Jumat 5 Mei, hanya dua hari setelah hari Kebebasan Pers Dunia, saya dan rekan saya Axel Kronholm ditahan oleh petugas imigrasi di Jakarta.

Mereka mengikuti kami dari sejak unjuk rasa tersebut ke sebuah restoran dimana mereka mendekati kami dan membawa kami ke kantor mereka untuk ditanya satu per satu. Setelah mencecar Axel selama 20 menit, saya juga dibawa ke ruangan itu. Kami dipaksa menghapus semua foto dari unjuk rasa itu, khususnya yang menunjukkan bendera, dan kami dipaksa berjanji tidak mempublikasikan apapun tentang unjuk rasa itu, dengan alasan dunia bisa “salah paham” tentang Indonesia.

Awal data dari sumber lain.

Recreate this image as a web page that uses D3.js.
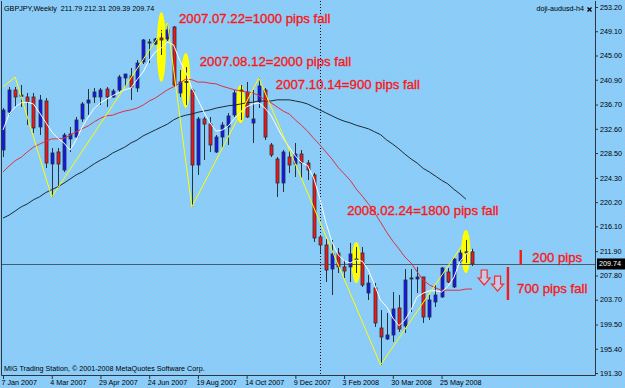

Kemudian kami digiring kembali ke apartemen kami dan paspor kami difoto. Petugas berkali-kali mengingatkan setengah mengancam bahwa kami dilarang oleh hukum untuk meliput unjuk rasa dan mengancam akan memasukkan kami ke daftar hitam kalau kami mempublikasikan apapun tentang unjuk rasa itu. Tidak diduga, kami dilepaskan. Menurut Human Rights Watch di Indonesia dan sebuah sumber dari kedutaan Swedia, lebih seringnya kalau seorang wartawan tertangkap meliput dengan visa wisatawan maka mereka akan ditangkap dan langsung dideportasi. Mungkin, kami dilepaskan berkat tindakan yang sigap dari peneliti Human Rights Watch Andreas Harsono, juga berkat komunitas wartawan di Jakarta, mungkin juga berkat forum Kebebasan Pers Dunia yang diselenggarakan di Jakarta.

Perlu ditambahkan bahwa kami berusaha keras selama lebih dari sebulan untuk mendapatkan visa wartawan yang disyaratkan. Kami berusaha bekerja sama mengikuti proses birokratis. Kami dikirim dari kementerian ke kementerian dan diminta untuk membuka informasi mengenai narasumber, daftar orang yang diwawancara, dan agar kami meminta “surat pengantar” dari BNPT (Badan Nasional Penanggulangan Terorisme). BNPT akhirnya merespons kami dan mengatakan bahwa yang seharusnya meminta surat ini bukan kami melainkan kedutaan langsung, dengan alasan ini adalah urusan internal. Kami diberitahu bahwa aplikasi visa kami telah ditolak.